Der Unternehmer entzieht sich dieser Offenbarungspflicht gegenüber dem Auftraggeber nicht dadurch, daß er sich selbst unwissend hält oder sich keiner Gehilfen bei der Pflicht bedient, Mängel zu offenbaren.

Sorgt er bei der Erstellung des Werkes nicht für eine den Umständen nach angemessene Überwachung und Prüfung der Leistung und damit auch nicht dafür, daß er oder seine insoweit eingesetzten Erfüllungsgehilfen etwaige Mängel erkennen können, handelt er bereits deshalb vertragswidrig und haftet nach den Grundsätzen der Arglist 30 Jahre lang.
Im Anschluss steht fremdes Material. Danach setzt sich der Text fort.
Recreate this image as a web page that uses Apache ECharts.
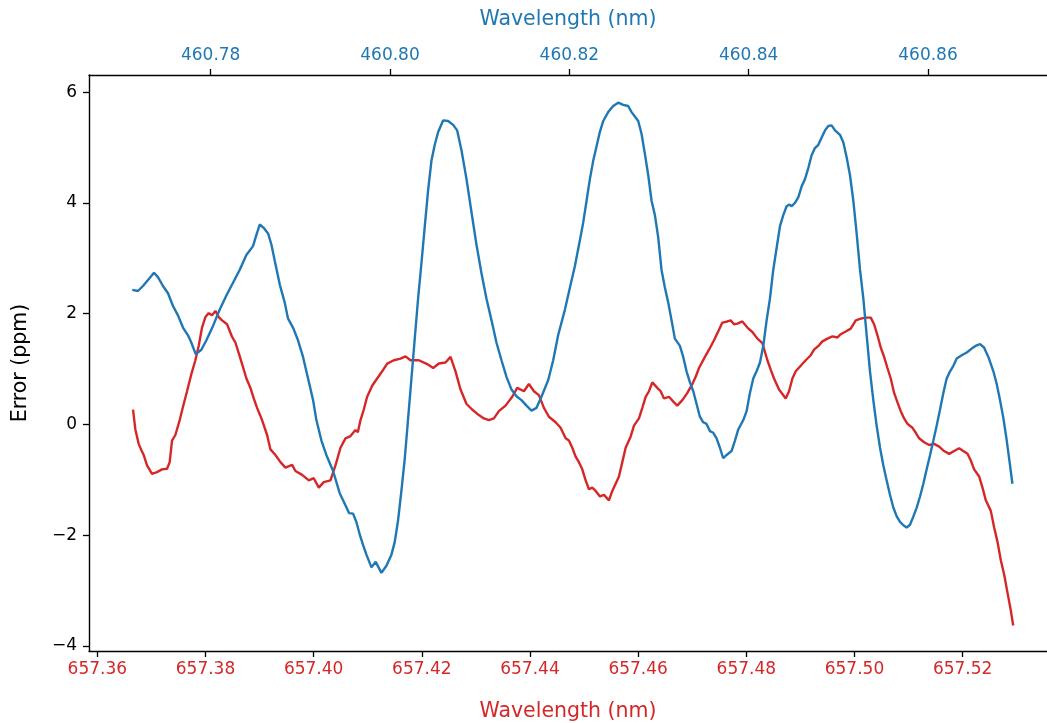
<!DOCTYPE html>
<html>
<head>
<meta charset="utf-8">
<title>Error vs wavelength</title>
<script src="https://cdn.jsdelivr.net/npm/echarts@6/dist/echarts.min.js"></script>
<style>
  html, body { margin: 0; padding: 0; background: #fff; }
  #chart { width: 1047px; height: 723px; }
</style>
</head>
<body>
<div id="chart"></div>
<script>
// Red trace: error against the 657 nm wavelength scale (bottom axis)
const redWavelength = [
  657.36660, 657.36703, 657.36765, 657.36808, 657.36857, 657.36919, 657.37011, 657.37104, 657.37196, 657.37289,
  657.37338, 657.37381, 657.37443, 657.37523, 657.37597, 657.37659, 657.37733, 657.37813, 657.37875, 657.37936,
  657.37998, 657.38060, 657.38121, 657.38183, 657.38245, 657.38306, 657.38399, 657.38492, 657.38553, 657.38615,
  657.38677, 657.38757, 657.38831, 657.38892, 657.38954, 657.39046, 657.39139, 657.39201, 657.39293, 657.39386,
  657.39478, 657.39602, 657.39663, 657.39787, 657.39910, 657.40002, 657.40095, 657.40187, 657.40311, 657.40403,
  657.40496, 657.40588, 657.40681,
  657.40773, 657.40817, 657.40866, 657.40927, 657.40989, 657.41082, 657.41174, 657.41267, 657.41359, 657.41483,
  657.41606, 657.41698, 657.41791, 657.41945, 657.42099, 657.42210, 657.42315, 657.42438, 657.42531, 657.42623,
  657.42716, 657.42827, 657.42930, 657.43055, 657.43148, 657.43240, 657.43333, 657.43425, 657.43548, 657.43672,
  657.43764, 657.43888, 657.43980, 657.44073, 657.44165, 657.44258, 657.44350, 657.44474, 657.44566, 657.44659,
  657.44720, 657.44782, 657.44844, 657.44905, 657.44967, 657.45029, 657.45090, 657.45152, 657.45214, 657.45294,
  657.45368, 657.45460, 657.45522, 657.45584, 657.45645, 657.45707, 657.45769, 657.45861, 657.45923, 657.46015,
  657.46077, 657.46139, 657.46200, 657.46262, 657.46354, 657.46416, 657.46478, 657.46570, 657.46663, 657.46724,
  657.46817, 657.46910, 657.47002, 657.47064, 657.47125, 657.47218, 657.47310, 657.47403, 657.47495, 657.47557,
  657.47650, 657.47711, 657.47773, 657.47835, 657.47927, 657.48020, 657.48112, 657.48205, 657.48297, 657.48390,
  657.48451, 657.48513, 657.48605,
  657.48729, 657.48790, 657.48852, 657.48914, 657.49006, 657.49099, 657.49191, 657.49253, 657.49345, 657.49407,
  657.49500, 657.49592, 657.49685, 657.49746, 657.49839, 657.49931, 657.50024, 657.50116, 657.50209, 657.50301,
  657.50363, 657.50425, 657.50486, 657.50548, 657.50610, 657.50671, 657.50733, 657.50795, 657.50856, 657.50918,
  657.50980, 657.51072, 657.51134, 657.51195, 657.51288, 657.51381, 657.51473, 657.51566, 657.51658, 657.51751,
  657.51843, 657.51936, 657.51997, 657.52090, 657.52151, 657.52213, 657.52306, 657.52367, 657.52429, 657.52521,
  657.52583, 657.52645, 657.52706, 657.52768, 657.52830, 657.52891, 657.52935
];
const redError = [
  0.27, -0.09, -0.35, -0.45, -0.55, -0.74, -0.89, -0.86, -0.81, -0.80,
  -0.68, -0.29, -0.19, 0.08, 0.37, 0.60, 0.89, 1.16, 1.42, 1.75,
  1.94, 2.01, 1.97, 2.05, 1.94, 1.88, 1.81, 1.58, 1.48, 1.29,
  1.09, 0.83, 0.66, 0.47, 0.30, 0.08, -0.19, -0.45, -0.55, -0.68,
  -0.78, -0.73, -0.84, -0.91, -1.01, -0.97, -1.14, -1.04, -1.01, -0.74,
  -0.42, -0.25, -0.21,
  -0.10, -0.14, 0.08, 0.27, 0.50, 0.70, 0.83, 0.96, 1.10, 1.16,
  1.19, 1.23, 1.16, 1.16, 1.09, 1.02, 1.10, 1.12, 1.22, 0.96,
  0.63, 0.37, 0.27, 0.17, 0.11, 0.08, 0.11, 0.24, 0.34, 0.50,
  0.66, 0.60, 0.73, 0.60, 0.53, 0.30, 0.14, 0.04, -0.06, -0.25,
  -0.29, -0.42, -0.58, -0.68, -0.81, -1.01, -1.17, -1.14, -1.20, -1.30,
  -1.27, -1.37, -1.20, -1.07, -0.94, -0.68, -0.42, -0.22, -0.02, 0.11,
  0.30, 0.50, 0.60, 0.76, 0.66, 0.60, 0.47, 0.50, 0.40, 0.34,
  0.44, 0.57, 0.73, 0.86, 1.02, 1.19, 1.35, 1.52, 1.71, 1.84,
  1.86, 1.88, 1.81, 1.82, 1.86, 1.75, 1.67, 1.55, 1.47, 1.16,
  0.99, 0.83, 0.63,
  0.47, 0.60, 0.83, 0.96, 1.06, 1.16, 1.25, 1.35, 1.43, 1.50,
  1.55, 1.59, 1.57, 1.63, 1.68, 1.73, 1.88, 1.91, 1.93, 1.93,
  1.81, 1.61, 1.39, 1.22, 1.02, 0.83, 0.57, 0.40, 0.24, 0.11,
  0.01, -0.06, -0.15, -0.25, -0.32, -0.37, -0.35, -0.40, -0.48, -0.53,
  -0.48, -0.43, -0.47, -0.53, -0.65, -0.81, -0.94, -1.14, -1.37, -1.56,
  -1.86, -2.12, -2.45, -2.71, -3.04, -3.36, -3.63
];

// Blue trace: error against the 460 nm wavelength scale (top axis)
const blueWavelength = [
  460.77126, 460.77189, 460.77245, 460.77301, 460.77368, 460.77412, 460.77468, 460.77524, 460.77580, 460.77635,
  460.77691, 460.77747, 460.77784, 460.77833, 460.77896, 460.77952, 460.78026, 460.78100, 460.78175, 460.78249,
  460.78323, 460.78398, 460.78472, 460.78509, 460.78547, 460.78591, 460.78640, 460.78677, 460.78714, 460.78770,
  460.78826, 460.78863, 460.78918, 460.78974, 460.79030, 460.79086, 460.79142, 460.79179, 460.79235, 460.79290,
  460.79365, 460.79439, 460.79495, 460.79543,
  460.79588, 460.79625, 460.79663, 460.79700, 460.79737, 460.79793, 460.79841, 460.79904, 460.79960, 460.80016,
  460.80053, 460.80090, 460.80127, 460.80165, 460.80202, 460.80239, 460.80276, 460.80313, 460.80351, 460.80388,
  460.80425, 460.80462, 460.80499, 460.80537, 460.80592, 460.80648, 460.80704, 460.80749, 460.80797, 460.80853,
  460.80908, 460.80964, 460.81020, 460.81076, 460.81132, 460.81187, 460.81243, 460.81299, 460.81355, 460.81410,
  460.81466, 460.81522, 460.81578, 460.81634, 460.81689, 460.81764, 460.81820, 460.81875,
  460.81950, 460.82006, 460.82062, 460.82117, 460.82154, 460.82192, 460.82229, 460.82266, 460.82303, 460.82340,
  460.82378, 460.82433, 460.82489, 460.82545, 460.82601, 460.82656, 460.82694, 460.82731, 460.82768, 460.82805,
  460.82842, 460.82880, 460.82917, 460.82954, 460.82991, 460.83028, 460.83066, 460.83103, 460.83140, 460.83177,
  460.83233, 460.83270, 460.83307, 460.83345, 460.83382, 460.83419, 460.83456, 460.83493, 460.83530, 460.83568,
  460.83605, 460.83642, 460.83679, 460.83716, 460.83754, 460.83809, 460.83847, 460.83884, 460.83940, 460.83977,
  460.84014, 460.84051, 460.84088, 460.84126, 460.84163, 460.84200, 460.84237, 460.84274, 460.84312, 460.84349,
  460.84386, 460.84423, 460.84453,
  460.84479, 460.84516, 460.84553, 460.84591, 460.84628, 460.84665, 460.84702, 460.84739, 460.84777, 460.84814,
  460.84851, 460.84888, 460.84925, 460.84963, 460.85018, 460.85056, 460.85093, 460.85130, 460.85167, 460.85204,
  460.85242, 460.85279, 460.85316, 460.85353, 460.85390, 460.85427, 460.85465, 460.85502, 460.85539, 460.85576,
  460.85613, 460.85651, 460.85688, 460.85725, 460.85762, 460.85799, 460.85837, 460.85874, 460.85911, 460.85948,
  460.85985, 460.86023, 460.86060, 460.86097, 460.86134, 460.86171, 460.86208, 460.86246, 460.86283, 460.86320,
  460.86376, 460.86432, 460.86487, 460.86543, 460.86580, 460.86625, 460.86673, 460.86729, 460.86766, 460.86803,
  460.86841, 460.86878, 460.86915, 460.86941
];
const blueError = [
  2.43, 2.41, 2.50, 2.61, 2.74, 2.66, 2.50, 2.37, 2.14, 1.97,
  1.75, 1.61, 1.48, 1.27, 1.35, 1.52, 1.78, 2.07, 2.33, 2.56,
  2.79, 3.06, 3.22, 3.42, 3.61, 3.55, 3.45, 3.25, 2.96, 2.53,
  2.20, 1.91, 1.75, 1.52, 1.22, 0.83, 0.44, 0.08, -0.29, -0.55,
  -0.84, -1.24, -1.43, -1.60,
  -1.61, -1.76, -1.99, -2.18, -2.35, -2.58, -2.48, -2.68, -2.55, -2.35,
  -2.12, -1.73, -1.20, -0.61, 0.11, 0.83, 1.55, 2.27, 2.92, 3.58,
  4.23, 4.76, 5.05, 5.28, 5.49, 5.48, 5.41, 5.31, 4.95, 4.43,
  3.84, 3.25, 2.73, 2.27, 1.88, 1.48, 1.16, 0.86, 0.63, 0.51,
  0.44, 0.34, 0.25, 0.30, 0.50, 0.80, 1.16, 1.61,
  2.07, 2.47, 2.86, 3.32, 3.64, 4.04, 4.43, 4.76, 5.02, 5.28,
  5.48, 5.64, 5.75, 5.81, 5.77, 5.75, 5.64, 5.56, 5.48, 5.25,
  4.89, 4.50, 4.04, 3.78, 3.38, 2.79, 2.47, 2.20, 1.88, 1.55,
  1.42, 1.22, 0.96, 0.76, 0.60, 0.37, 0.14, 0.04, 0.01, -0.12,
  -0.15, -0.25, -0.42, -0.61, -0.55, -0.48, -0.29, -0.09, 0.08, 0.24,
  0.57, 0.83, 0.96, 1.12, 1.42, 1.88, 2.27, 2.79, 3.19, 3.58,
  3.78, 3.94, 3.97,
  3.94, 4.00, 4.10, 4.30, 4.43, 4.63, 4.86, 4.99, 5.05, 5.18,
  5.31, 5.39, 5.40, 5.31, 5.23, 5.09, 4.82, 4.50, 4.04, 3.45,
  2.79, 2.27, 1.61, 0.96, 0.44, -0.02, -0.42, -0.74, -1.01, -1.27,
  -1.50, -1.66, -1.76, -1.82, -1.86, -1.81, -1.66, -1.50, -1.30, -1.07,
  -0.81, -0.55, -0.29, -0.02, 0.27, 0.57, 0.83, 0.96, 1.06, 1.19,
  1.25, 1.30, 1.37, 1.43, 1.45, 1.39, 1.22, 0.96, 0.73, 0.44,
  0.11, -0.29, -0.74, -1.07
];

// Tick positions for the three axes
const redTicks = [657.36, 657.38, 657.40, 657.42, 657.44, 657.46, 657.48, 657.50, 657.52];
const blueTicks = [460.78, 460.80, 460.82, 460.84, 460.86];
const errorTicks = [-4, -2, 0, 2, 4, 6];

const RED = '#d62728';
const BLUE = '#1f77b4';
const FONT = 'DejaVu Sans';

const zip = (xs, ys) => xs.map((x, i) => [x, ys[i]]);
const minusSign = v => (v < 0 ? '\u2212' + Math.abs(v) : String(v));

const chart = echarts.init(document.getElementById('chart'), null, { renderer: 'canvas' });

const tickStyle = { show: true, length: 6, lineStyle: { color: '#000', width: 1.3 } };

chart.setOption({
  animation: false,
  backgroundColor: '#ffffff',
  grid: { left: 89, right: 0, top: 75, bottom: 72, containLabel: false, outerBoundsMode: 'none' },
  xAxis: [
    {
      type: 'value',
      position: 'bottom',
      min: 657.35846,
      max: 657.5356,
      name: 'Wavelength (nm)',
      nameLocation: 'middle',
      nameGap: 50,
      nameTextStyle: { color: RED, fontFamily: FONT, fontSize: 20.5 },
      axisLine: { show: true, onZero: false, lineStyle: { color: '#000', width: 1.4 } },
      axisTick: Object.assign({ customValues: redTicks }, tickStyle),
      axisLabel: {
        customValues: redTicks,
        formatter: v => v.toFixed(2),
        color: RED, fontFamily: FONT, fontSize: 17, margin: 10
      },
      splitLine: { show: false }
    },
    {
      type: 'value',
      position: 'top',
      min: 460.76643,
      max: 460.87327,
      name: 'Wavelength (nm)',
      nameLocation: 'middle',
      nameGap: 45,
      nameTextStyle: { color: BLUE, fontFamily: FONT, fontSize: 20.5 },
      axisLine: { show: true, onZero: false, lineStyle: { color: '#000', width: 1.4 } },
      axisTick: Object.assign({ customValues: blueTicks }, tickStyle),
      axisLabel: {
        customValues: blueTicks,
        formatter: v => v.toFixed(2),
        color: BLUE, fontFamily: FONT, fontSize: 17, margin: 11
      },
      splitLine: { show: false }
    }
  ],
  yAxis: {
    type: 'value',
    min: -4.09,
    max: 6.31,
    name: 'Error (ppm)',
    nameLocation: 'middle',
    nameGap: 58,
    nameRotate: 90,
    nameTextStyle: { color: '#000', fontFamily: FONT, fontSize: 20.5 },
    axisLine: { show: true, onZero: false, lineStyle: { color: '#000', width: 1.4 } },
    axisTick: Object.assign({ customValues: errorTicks }, tickStyle),
    axisLabel: {
      customValues: errorTicks,
      formatter: minusSign,
      color: '#000', fontFamily: FONT, fontSize: 17, margin: 12
    },
    splitLine: { show: false }
  },
  series: [
    {
      name: 'red',
      type: 'line',
      xAxisIndex: 0,
      showSymbol: false,
      data: zip(redWavelength, redError),
      lineStyle: { color: RED, width: 2.4 },
      itemStyle: { color: RED },
      z: 2
    },
    {
      name: 'blue',
      type: 'line',
      xAxisIndex: 1,
      showSymbol: false,
      data: zip(blueWavelength, blueError),
      lineStyle: { color: BLUE, width: 2.4 },
      itemStyle: { color: BLUE },
      z: 3
    }
  ]
});
</script>
</body>
</html>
Der Hersteller ist daher in jedem Falle verpflichtet, den Herstellungsprozeß angemessen zu überwachen und für die organisatorischen Voraussetzungen Sorge zu tragen, die diese Überwachung möglich macht.

Resümee:

Es ist daher dringend anzuraten, vor der eigentlichen Abnahme, die in der Regel zusammen mit dem Auftraggeber oder dessen Architekten/Fachingenieur durchgeführt wird, eine sog. Vorabnahme des eigenen Gewerks oder während der Erbringung der Leistung sog. Zwischenabnahmen im Sinne des § 12 VOB/B (Technische Abnahme) durchzuführen.

Nur wer sicherstellt, daß er den gesamten Herstellungsprozeß ständig organisatorisch überwacht hat, um mögliche Fehler auszuschließen, kann sich später auf diese durchgeführte Überwachung berufen, so daß die 30jährige Verjährungsfrist dann nicht durchgreift, weil dem Unternehmer kein Organisationsverschulden vorgeworfen werden kann.

In diesem Zusammenhang ist erneut darauf hinzuweisen, daß der Einzelunternehmer selbstverständlich durch seine Haftung mit dem Privatvermögen weitaus schlechter gestellt ist, als derjenige Unternehmer, der die Form der SHK-GmbH gewählt hat, weil im Regelfalle selbstverständlich nur die SHK-GmbH als Auftragnehmerin dieser 30jährigen Haftung ausgesetzt ist. Daher sollte der Inhaber einer Einzelfirma im SHK-Handwerk immer wieder darüber nachdenken, ob er diese persönliche Haftung mit seinem gesamten Vermögen nicht durch die Gründung einer SHK-GmbH oder einer GmbH & Co. KG minimiert.